Accountability in the NHS is centralised, opaque and confusing. One of the central aims of the Health Bill, introduced this week, is to introduce clear and transparent accountability to the NHS.

Ministers will no longer be able to cut across the independent decisions made by the commissioning board or the regulators

There are many aspects to the new accountability system, too many for a short article. But I shall outline some of the main changes.

First, patient power. The central premise of the modernisation of the NHS is to put patients first. Patients and the public will have more direct control and influence over the health service than ever before. Patient choice will be extended into every area it is possible to do so. From choice of GP, hospital, consultant and even, where appropriate, treatment. As the money will follow the patient, their decisions will matter as never before.

The public will also be represented in local decision making through the new local HealthWatch organisations, a development of local involvement networks. The new NHS Commissioning Board and commissioning consortia will also have a clear obligation to involve people in their planning decisions.

Second, local authority power. This government believes that there should be real local democratic legitimacy for decisions about local services. Local authorities will have the power to require information and attendance at scrutiny meetings of any provider that is funded by the NHS. This includes the scrutiny of GP practices, dentists, pharmacies, and independent and voluntary sector providers.

Third, clear national accountability.
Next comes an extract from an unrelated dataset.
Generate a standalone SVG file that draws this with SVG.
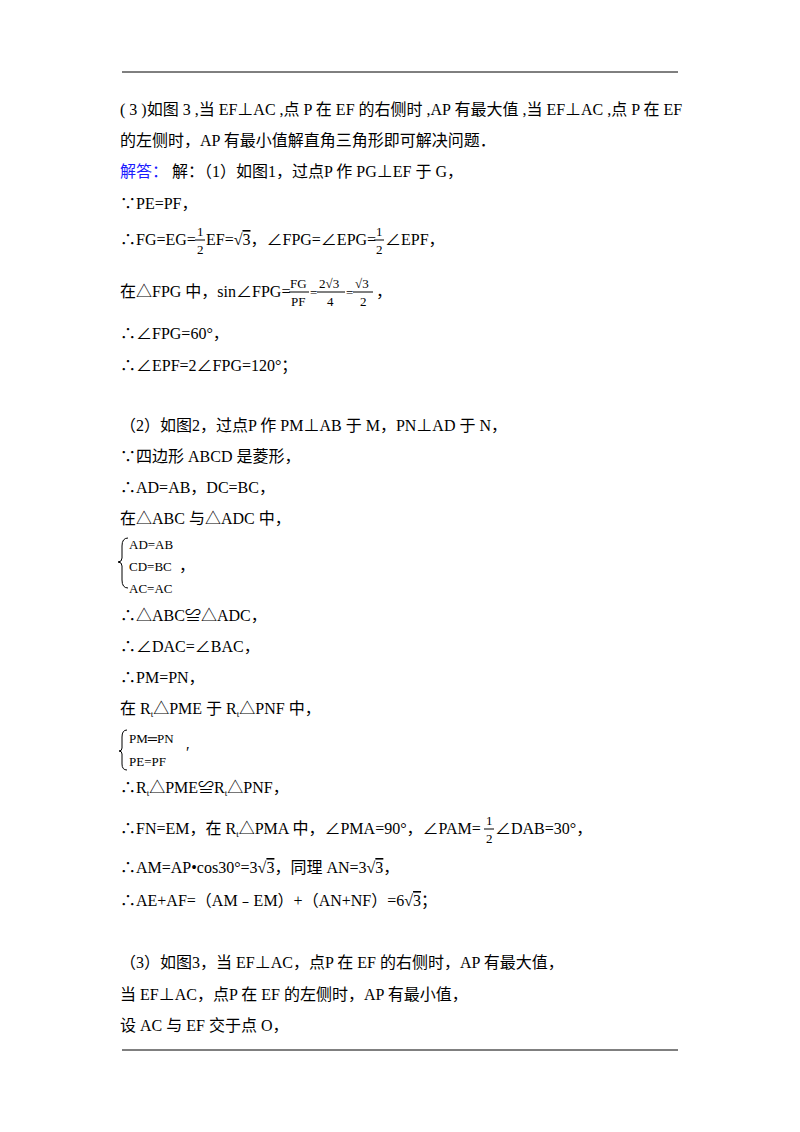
<svg xmlns="http://www.w3.org/2000/svg" width="800" height="1132" viewBox="0 0 800 1132">
<style>
text{font-family:"Liberation Serif","Noto Sans CJK SC",serif;font-size:16px;fill:#000}
.s{font-size:13px}
.b{fill:#1a1aff}
line{stroke:#000;stroke-width:1}
</style>
<rect width="800" height="1132" fill="#fff"/>
<line x1="122" y1="72" x2="678" y2="72" stroke-width="1.5"/>
<line x1="122" y1="1050" x2="678" y2="1050" stroke-width="1.5"/>
<g id="text">
<text x="120" y="115">( 3 )如图 3 ,当 EF⊥AC ,点 P 在 EF 的右侧时 ,AP 有最大值 ,当 EF⊥AC ,点 P 在 EF</text>
<text x="120" y="146">的左侧时，AP 有最小值解直角三角形即可解决问题．</text>
<text x="120" y="177"><tspan class="b">解答：</tspan> 解：（1）如图1，过点P 作 PG⊥EF 于 G，</text>
<text x="120" y="209">∵PE=PF，</text>
<text x="120" y="245">∴FG=EG=</text>
<text x="197" y="236" class="s">1</text><line x1="195" y1="240" x2="205" y2="240"/><text x="197" y="254" class="s">2</text>
<text x="206" y="245">EF=√<tspan text-decoration="overline">3</tspan>，∠FPG=∠EPG=</text>
<text x="376" y="236" class="s">1</text><line x1="374" y1="240" x2="384" y2="240"/><text x="376" y="254" class="s">2</text>
<text x="385" y="245">∠EPF，</text>
<text x="120" y="297">在△FPG 中，sin∠FPG=</text>
<text x="290" y="288" class="s">FG</text><line x1="289" y1="292" x2="309" y2="292"/><text x="291" y="306" class="s">PF</text>
<text x="310" y="297" class="s">=</text>
<text x="319" y="288" class="s">2√3</text><line x1="317" y1="292" x2="345" y2="292"/><text x="327" y="306" class="s">4</text>
<text x="346" y="297" class="s">=</text>
<text x="355" y="288" class="s">√3</text><line x1="353" y1="292" x2="373" y2="292"/><text x="360" y="306" class="s">2</text>
<text x="376" y="297">，</text>
<text x="120" y="339">∴∠FPG=60°，</text>
<text x="120" y="371">∴∠EPF=2∠FPG=120°；</text>
<text x="120" y="431">（2）如图2，过点P 作 PM⊥AB 于 M，PN⊥AD 于 N，</text>
<text x="120" y="462">∵四边形 ABCD 是菱形，</text>
<text x="120" y="493">∴AD=AB，DC=BC，</text>
<text x="120" y="524">在△ABC 与△ADC 中，</text>
<path d="M128,538 Q122,538 122,546 L122,558 Q122,562 118,562 Q122,562 122,566 L122,580 Q122,588 128,588" fill="none" stroke="#000"/>
<text x="129" y="549" class="s">AD=AB</text>
<text x="129" y="571" class="s">CD=BC</text>
<text x="179" y="571">，</text>
<text x="129" y="593" class="s">AC=AC</text>
<text x="120" y="621">∴△ABC≌△ADC，</text>
<text x="120" y="652">∴∠DAC=∠BAC，</text>
<text x="120" y="683">∴PM=PN，</text>
<text x="120" y="714">在 R<tspan font-size="9" dy="3">t</tspan><tspan dy="-3">△PME 于 R</tspan><tspan font-size="9" dy="3">t</tspan><tspan dy="-3">△PNF 中，</tspan></text>
<path d="M127,730 Q122,730 122,737 L122,748 Q122,751 119,751 Q122,751 122,754 L122,764 Q122,770 127,770" fill="none" stroke="#000"/>
<text x="129" y="743" class="s">PM═PN</text>
<text x="129" y="766" class="s">PE=PF</text>
<text x="186" y="758">′</text>
<text x="120" y="793">∴R<tspan font-size="9" dy="3">t</tspan><tspan dy="-3">△PME≌R</tspan><tspan font-size="9" dy="3">t</tspan><tspan dy="-3">△PNF，</tspan></text>
<text x="120" y="834">∴FN=EM，在 R<tspan font-size="9" dy="3">t</tspan><tspan dy="-3">△PMA 中，∠PMA=90°，∠PAM=</tspan></text>
<text x="486" y="825" class="s">1</text><line x1="484" y1="829" x2="494" y2="829"/><text x="486" y="843" class="s">2</text>
<text x="495" y="834">∠DAB=30°，</text>
<text x="120" y="873">∴AM=AP•cos30°=3√<tspan text-decoration="overline">3</tspan>，同理 AN=3√<tspan text-decoration="overline">3</tspan>，</text>
<text x="120" y="906">∴AE+AF=（AM﹣EM）+（AN+NF）=6√<tspan text-decoration="overline">3</tspan>；</text>
<text x="120" y="968">（3）如图3，当 EF⊥AC，点P 在 EF 的右侧时，AP 有最大值，</text>
<text x="120" y="1000">当 EF⊥AC，点P 在 EF 的左侧时，AP 有最小值，</text>
<text x="120" y="1031">设 AC 与 EF 交于点 O，</text>
</g>
</svg>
The Health Bill will set out clearly the roles and responsibilities of the health secretary, the NHS commissioning board, commissioning consortia, Monitor, the National Institute for Health and Clinical Excellence and the Health and Social Care Information Centre.

While ministers will still be ultimately responsible for the NHS to Parliament, our role will be to promote the autonomy of NHS organisations and to set the direction of the health service through a mandate that will be subject to full annual public consultation.

This mandate will set out clearly what the government expects from the NHS within that year.

If something goes wrong in a consortium, it will be for the NHS commissioning board to act. If there is a failure in quality of care, it will be the Care Quality Commission’s responsibility. Ministers will no longer be able to cut across the independent decisions made by the commissioning board or the regulators.

A devolved NHS with independent providers and patient choice needs a system of accountability that is crystal clear. The provisions in the bill will provide that clarity.